Rising above the eastern horizon at 10PM, Saturn reaches it highest spot in the sky at about 4AM. As the weeks go by it will rise earlier each evening. By Valentine’s Day, it will clear the horizon before 9PM and be at its highest elevation by 3AM. During mid to late February, a telescope should offer good views of Saturn before midnight.
In 2004, the Cassini-Huygens probe arrived at the Saturnian system. On Christmas eve, the Huygens lander separated from the orbiter and made its descent to the surface of Saturn’s largest moon, Titan. It touched down in a slush of frozen hydrocarbons on January 14th 2005. The Cassini mission has yielded an abundance of fresh data about Saturn and its moons. Among its many findings, Cassini added nine new members to the already impressive roster of moons bringing the total count up to 61.

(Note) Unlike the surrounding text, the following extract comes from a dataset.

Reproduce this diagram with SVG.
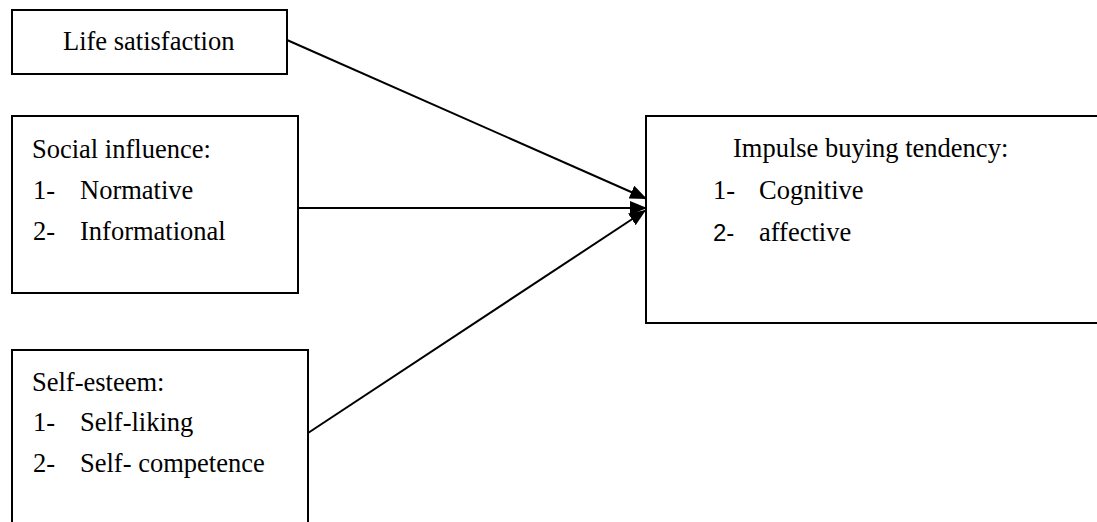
<svg xmlns="http://www.w3.org/2000/svg" width="1097" height="522" viewBox="0 0 1097 522">
<style>
.box{fill:#fff;stroke:#000;stroke-width:2}
.t{font-family:"Liberation Serif","Times New Roman",serif;font-size:26.5px;fill:#000}
.s{font-family:"Liberation Sans",Arial,sans-serif;font-size:24px;fill:#000}
.c{stroke:#000;stroke-width:2;fill:none}
</style>
<defs>
<marker id="ah" markerUnits="userSpaceOnUse" markerWidth="18" markerHeight="14" refX="17" refY="7" orient="auto">
<path d="M0,0 L17,7 L0,14 Z" fill="#000"/>
</marker>
</defs>
<g id="connectors">
<line class="c" x1="287" y1="40" x2="647" y2="199" marker-end="url(#ah)"/>
<line class="c" x1="298" y1="208" x2="647" y2="208" marker-end="url(#ah)"/>
<line class="c" x1="308" y1="433" x2="646" y2="210" marker-end="url(#ah)"/>
</g>
<g id="life">
<rect class="box" x="12" y="10" width="275" height="64"/>
<text class="t" x="63" y="50">Life satisfaction</text>
</g>
<g id="social">
<rect class="box" x="12" y="116" width="286" height="177"/>
<text class="t" x="32" y="158">Social influence:</text>
<text class="t" x="33" y="199">1-</text><text class="t" x="80" y="199">Normative</text>
<text class="t" x="33" y="240">2-</text><text class="t" x="80" y="240">Informational</text>
</g>
<g id="self">
<rect class="box" x="12" y="350" width="296" height="190"/>
<text class="t" x="32" y="391">Self-esteem:</text>
<text class="t" x="33" y="431">1-</text><text class="t" x="80" y="431">Self-liking</text>
<text class="t" x="33" y="472">2-</text><text class="t" x="80" y="472">Self- competence</text>
</g>
<g id="impulse">
<rect class="box" x="646" y="116" width="470" height="207"/>
<text class="t" x="733" y="157">Impulse buying tendency:</text>
<text class="t" x="713" y="199">1-</text><text class="t" x="759" y="199">Cognitive</text>
<text class="s" x="713" y="241">2-</text><text class="t" x="759" y="241">affective</text>
</g>
</svg>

Besides Titan, three other moons have shared the spotlight of recent discoveries. In early 2006, NASA released Cassini probe images showing geysers of water vapor jetting into space above the southern hemisphere of Saturn’s moon, Enceladus.
Orbiting within Saturn’s diffuse, outer E ring Enceladus and its water geysers are the leading candidate for the ring’s origin. But, the E ring is dwarfed by another ring found just last year. Because Cassini is too close to Saturn to have made this amazing discovery, credit goes to the Earth trailing infrared-sensing Spitzer Space Telescope.
Shortly before it ran out of helium coolant, Spitzer was able to detect the thermal radiation of the ring’s cool dust and characterize its truly staggering dimensions. Tilted 27 degrees from Saturn’s equatorial plane, the ring’s vertical size equals 20 Saturn diameters. The gigantic ring has a total volume that would take one billion Earths to completely fill. University of Virginia astronomer, Anne Verbiscer, points out that “If you could see the ring, it would span the width of two full moons’ worth of sky, one on either side of Saturn.”
To explain the enormous ring’s origin, scientists have turned to Saturn’s oddball moon, Phoebe. Not only does Phoebe and the new ring travel opposite the direction of most of Saturn’s other moons and ring system, its orbit also matches the tilt of the new ring. This finding may finally explain the strange appearance of Saturn’s two-toned moon, Iapetus.
Iapetus was first observed by Giovanni Cassini in 1671. Several years passed before he understood that Iapetus has one dark side and one light side. But an explanation for how the leading side of Iapetus was dark compared to its brighter, trailing side remained unanswered. It now seems likely that material from the inner part of the newfound ring moves towards Iapetus staining its leading surface just like bugs on the windshield of a moving car.